The boiler is a slant-fin NG B200. There are 2 zones. One zone does just the basement, the other does the rest of the house. Each zone has its own thermostat.
The boiler has an outdoor reset so the water temperature is relative to the outside air temperature. The thermostats control the pumps to their respective zones but do nothing to the boiler. So, I have both zones set to 73*. Until the thermostats read 73 the pumps will continue to pump. When the temperature reaches 73 the pumps stop but the boiler may still run depending on the outdoor air temperature.
In short, boiler temperature controlled by outdoor thermostat, pumps controlled by indoor thermostat.

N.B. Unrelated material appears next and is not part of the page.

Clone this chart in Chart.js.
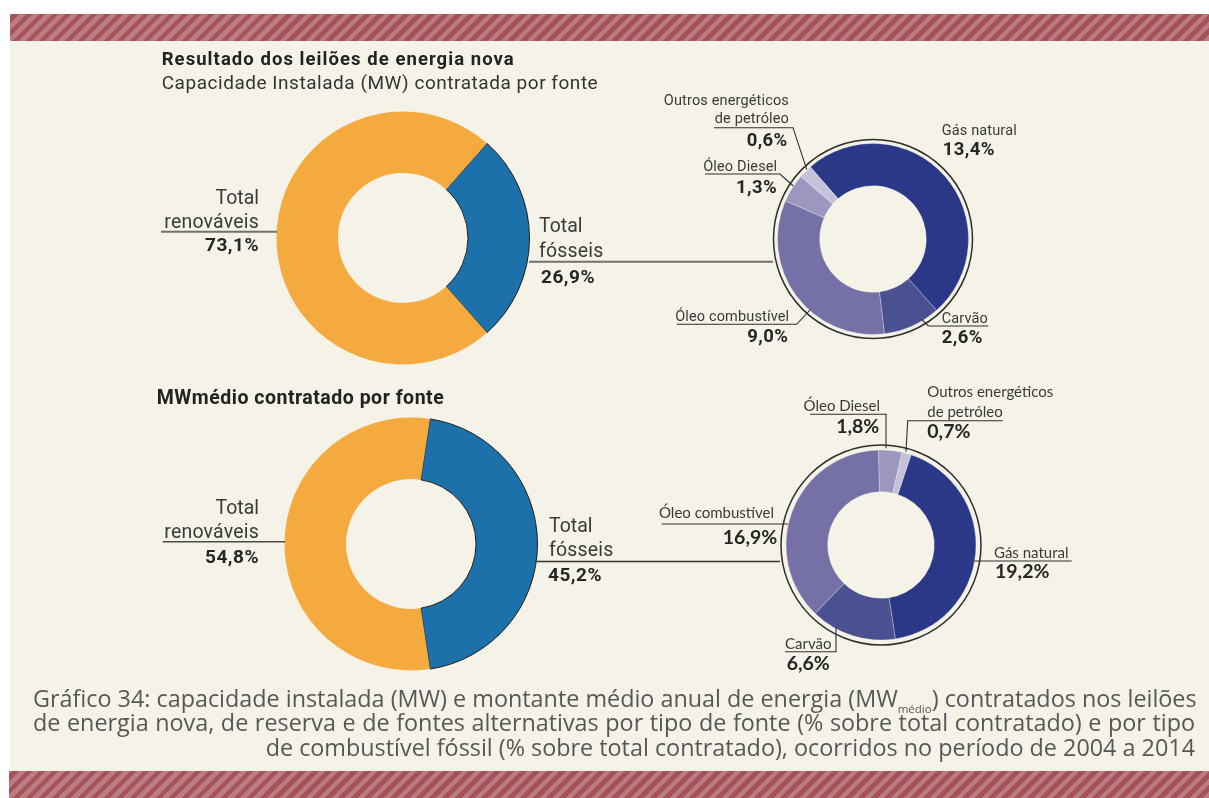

My original intention was to run the system 100% from the outdoor reset to maximize efficiency. The problem is that the installers configured it for the indoor thermostats, not the outdoor reset. I tried to use outdoor reset alone and leave out the indoor thermostats but when I did that the boiler would run but no hot water would pump.
I imagine to run it purely as outdoor reset I would have to hard-wire the pumps to the boiler so when the boiler runs the pumps run. I wasn't prepared to mess with the boiler wiring so I decided to just set the indoor temperature with the thermostats and the boiler water temperature with the outdoor reset.
I think the cycling of the boiler was an old problem. That was part of the reason why I switched to the outdoor reset. I also had some plumbing problems I straightened out: I think the manifold couldn't flow enough to feed these two 4 inch trunk lines that ran to the far end of the house. Because of this I believe water was not flowing there but was short-looping back to the boiler. Essentially the newly heated water was skipping radiators and flowing directly back into the boiler. I fixed this by adding a T-fitting before the manifold and feeding these trunk lines directly. After I did that the radiators on the trunk lines functioned perfectly and the boiler would no longer peg at 180* all the time.
Now the boiler seems to run almost continuously (which I believe is a good thing). With the cold weather upon us it is rare to not see the boiler's thin white exhaust.
If not over sized, they are very efficient in mild temps, since the return water is even cooler.